▶ _What needs to be done_
Using the listing below, report all lines holding the word "this".

▶ _Material_

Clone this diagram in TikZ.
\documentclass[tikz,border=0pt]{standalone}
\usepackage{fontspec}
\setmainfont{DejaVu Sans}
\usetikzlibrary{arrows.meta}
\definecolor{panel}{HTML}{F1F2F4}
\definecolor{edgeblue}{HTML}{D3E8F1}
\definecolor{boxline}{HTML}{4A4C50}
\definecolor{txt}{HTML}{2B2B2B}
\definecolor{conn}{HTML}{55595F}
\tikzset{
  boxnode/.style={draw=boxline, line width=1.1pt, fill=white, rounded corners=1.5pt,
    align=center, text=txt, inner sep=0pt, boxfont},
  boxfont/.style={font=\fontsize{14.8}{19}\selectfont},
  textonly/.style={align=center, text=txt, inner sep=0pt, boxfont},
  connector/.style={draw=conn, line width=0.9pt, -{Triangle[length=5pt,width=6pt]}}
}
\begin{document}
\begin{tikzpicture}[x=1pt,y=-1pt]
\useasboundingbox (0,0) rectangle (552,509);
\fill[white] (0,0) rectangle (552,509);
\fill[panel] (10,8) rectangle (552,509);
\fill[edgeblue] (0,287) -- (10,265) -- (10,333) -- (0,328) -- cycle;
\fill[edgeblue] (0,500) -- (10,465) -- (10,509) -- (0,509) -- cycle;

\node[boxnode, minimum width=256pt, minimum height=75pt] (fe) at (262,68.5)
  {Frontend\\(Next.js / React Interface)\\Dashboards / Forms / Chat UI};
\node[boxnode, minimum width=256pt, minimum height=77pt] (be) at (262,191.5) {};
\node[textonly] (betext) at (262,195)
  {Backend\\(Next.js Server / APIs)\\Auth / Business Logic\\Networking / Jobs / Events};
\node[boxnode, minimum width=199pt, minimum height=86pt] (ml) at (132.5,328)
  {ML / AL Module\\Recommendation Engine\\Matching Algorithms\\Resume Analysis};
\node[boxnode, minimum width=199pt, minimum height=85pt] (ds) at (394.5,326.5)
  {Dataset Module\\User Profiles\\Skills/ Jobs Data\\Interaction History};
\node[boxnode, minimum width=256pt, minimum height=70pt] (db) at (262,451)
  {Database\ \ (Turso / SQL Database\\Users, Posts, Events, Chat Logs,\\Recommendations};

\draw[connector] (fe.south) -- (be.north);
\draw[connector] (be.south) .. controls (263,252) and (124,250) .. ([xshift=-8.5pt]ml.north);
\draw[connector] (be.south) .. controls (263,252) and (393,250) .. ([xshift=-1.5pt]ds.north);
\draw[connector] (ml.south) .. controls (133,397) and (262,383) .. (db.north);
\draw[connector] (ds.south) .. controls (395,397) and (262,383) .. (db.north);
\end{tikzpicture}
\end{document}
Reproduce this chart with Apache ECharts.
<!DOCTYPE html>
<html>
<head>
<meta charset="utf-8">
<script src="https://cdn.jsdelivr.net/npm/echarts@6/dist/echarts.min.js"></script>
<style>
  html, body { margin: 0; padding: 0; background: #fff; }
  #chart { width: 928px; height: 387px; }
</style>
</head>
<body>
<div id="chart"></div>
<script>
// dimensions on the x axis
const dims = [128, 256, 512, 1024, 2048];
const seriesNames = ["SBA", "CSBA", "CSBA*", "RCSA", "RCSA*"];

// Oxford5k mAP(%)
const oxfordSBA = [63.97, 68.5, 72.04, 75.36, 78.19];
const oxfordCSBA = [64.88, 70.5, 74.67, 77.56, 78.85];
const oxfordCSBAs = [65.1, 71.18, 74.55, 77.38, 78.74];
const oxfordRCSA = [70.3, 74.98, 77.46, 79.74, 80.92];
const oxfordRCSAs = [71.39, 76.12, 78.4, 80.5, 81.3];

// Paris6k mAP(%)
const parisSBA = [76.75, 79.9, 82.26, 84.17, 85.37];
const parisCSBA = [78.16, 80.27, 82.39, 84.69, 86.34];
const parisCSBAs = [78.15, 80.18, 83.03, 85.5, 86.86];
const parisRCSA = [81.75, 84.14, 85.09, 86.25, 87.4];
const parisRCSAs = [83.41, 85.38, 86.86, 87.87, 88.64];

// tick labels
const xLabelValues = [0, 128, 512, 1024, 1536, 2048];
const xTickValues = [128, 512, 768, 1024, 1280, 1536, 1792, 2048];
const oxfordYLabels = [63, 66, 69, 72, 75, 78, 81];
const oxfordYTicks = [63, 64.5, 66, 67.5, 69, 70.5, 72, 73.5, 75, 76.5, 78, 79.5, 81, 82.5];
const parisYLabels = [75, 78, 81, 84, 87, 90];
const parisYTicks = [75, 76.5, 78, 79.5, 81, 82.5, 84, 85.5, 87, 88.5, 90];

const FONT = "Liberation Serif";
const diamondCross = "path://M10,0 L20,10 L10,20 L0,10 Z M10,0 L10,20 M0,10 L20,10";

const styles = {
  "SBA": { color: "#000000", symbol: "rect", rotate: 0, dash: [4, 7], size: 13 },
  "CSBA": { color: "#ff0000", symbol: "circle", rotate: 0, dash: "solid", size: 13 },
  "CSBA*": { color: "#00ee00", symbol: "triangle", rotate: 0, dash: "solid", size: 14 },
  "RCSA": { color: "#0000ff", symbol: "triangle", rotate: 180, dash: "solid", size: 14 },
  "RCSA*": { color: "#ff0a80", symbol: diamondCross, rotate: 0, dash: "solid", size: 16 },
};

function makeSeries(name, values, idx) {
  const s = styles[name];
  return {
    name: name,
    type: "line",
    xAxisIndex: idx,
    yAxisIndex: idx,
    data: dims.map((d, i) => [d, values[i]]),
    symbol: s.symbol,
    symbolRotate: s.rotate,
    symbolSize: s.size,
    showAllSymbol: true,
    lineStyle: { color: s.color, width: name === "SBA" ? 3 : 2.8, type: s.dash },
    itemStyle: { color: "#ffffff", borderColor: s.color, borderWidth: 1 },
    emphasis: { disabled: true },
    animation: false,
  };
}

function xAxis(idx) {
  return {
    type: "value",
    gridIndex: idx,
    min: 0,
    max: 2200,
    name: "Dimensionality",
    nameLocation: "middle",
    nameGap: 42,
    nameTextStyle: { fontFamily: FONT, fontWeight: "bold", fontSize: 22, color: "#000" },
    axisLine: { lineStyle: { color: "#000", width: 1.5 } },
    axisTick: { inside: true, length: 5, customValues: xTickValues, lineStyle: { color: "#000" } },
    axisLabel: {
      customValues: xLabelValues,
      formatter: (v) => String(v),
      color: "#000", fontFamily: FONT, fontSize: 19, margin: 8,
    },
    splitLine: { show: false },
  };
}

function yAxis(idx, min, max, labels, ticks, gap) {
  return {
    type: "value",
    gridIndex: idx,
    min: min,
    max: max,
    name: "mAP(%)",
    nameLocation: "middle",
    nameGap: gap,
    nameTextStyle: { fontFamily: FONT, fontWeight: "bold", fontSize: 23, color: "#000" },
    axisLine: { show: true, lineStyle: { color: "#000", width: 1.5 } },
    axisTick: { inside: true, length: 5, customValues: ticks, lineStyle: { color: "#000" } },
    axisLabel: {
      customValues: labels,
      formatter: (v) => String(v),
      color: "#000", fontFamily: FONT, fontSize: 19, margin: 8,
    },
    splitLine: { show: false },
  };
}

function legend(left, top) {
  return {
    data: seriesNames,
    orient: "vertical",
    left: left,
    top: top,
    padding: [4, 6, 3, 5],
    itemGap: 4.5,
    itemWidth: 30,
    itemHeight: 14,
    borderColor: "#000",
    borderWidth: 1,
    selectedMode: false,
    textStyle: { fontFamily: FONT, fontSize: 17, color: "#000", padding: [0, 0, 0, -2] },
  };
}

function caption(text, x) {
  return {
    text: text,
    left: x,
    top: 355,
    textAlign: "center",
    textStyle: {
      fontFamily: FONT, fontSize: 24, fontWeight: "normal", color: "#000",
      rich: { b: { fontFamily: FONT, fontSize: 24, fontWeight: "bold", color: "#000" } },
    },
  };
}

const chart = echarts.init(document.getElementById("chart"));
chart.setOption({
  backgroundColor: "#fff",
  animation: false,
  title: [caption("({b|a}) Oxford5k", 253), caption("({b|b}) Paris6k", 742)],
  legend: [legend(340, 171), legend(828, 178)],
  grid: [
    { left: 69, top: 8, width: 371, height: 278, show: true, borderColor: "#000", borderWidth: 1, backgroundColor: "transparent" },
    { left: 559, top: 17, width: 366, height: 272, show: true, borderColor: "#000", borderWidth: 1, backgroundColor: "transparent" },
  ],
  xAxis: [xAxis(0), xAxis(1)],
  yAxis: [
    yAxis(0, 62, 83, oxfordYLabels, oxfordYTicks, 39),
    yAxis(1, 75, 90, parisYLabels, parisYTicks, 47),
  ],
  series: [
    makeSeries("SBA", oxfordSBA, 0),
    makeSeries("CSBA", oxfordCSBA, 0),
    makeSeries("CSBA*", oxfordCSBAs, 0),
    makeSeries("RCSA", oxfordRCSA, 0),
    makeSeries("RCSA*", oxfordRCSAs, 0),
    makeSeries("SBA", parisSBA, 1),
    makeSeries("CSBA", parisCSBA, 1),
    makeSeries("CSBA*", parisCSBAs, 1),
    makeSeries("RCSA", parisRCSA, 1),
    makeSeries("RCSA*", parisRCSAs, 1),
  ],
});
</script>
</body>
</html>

▶ _Solution_
Clone this diagram in TikZ.
Reproduce this chart with Apache ECharts.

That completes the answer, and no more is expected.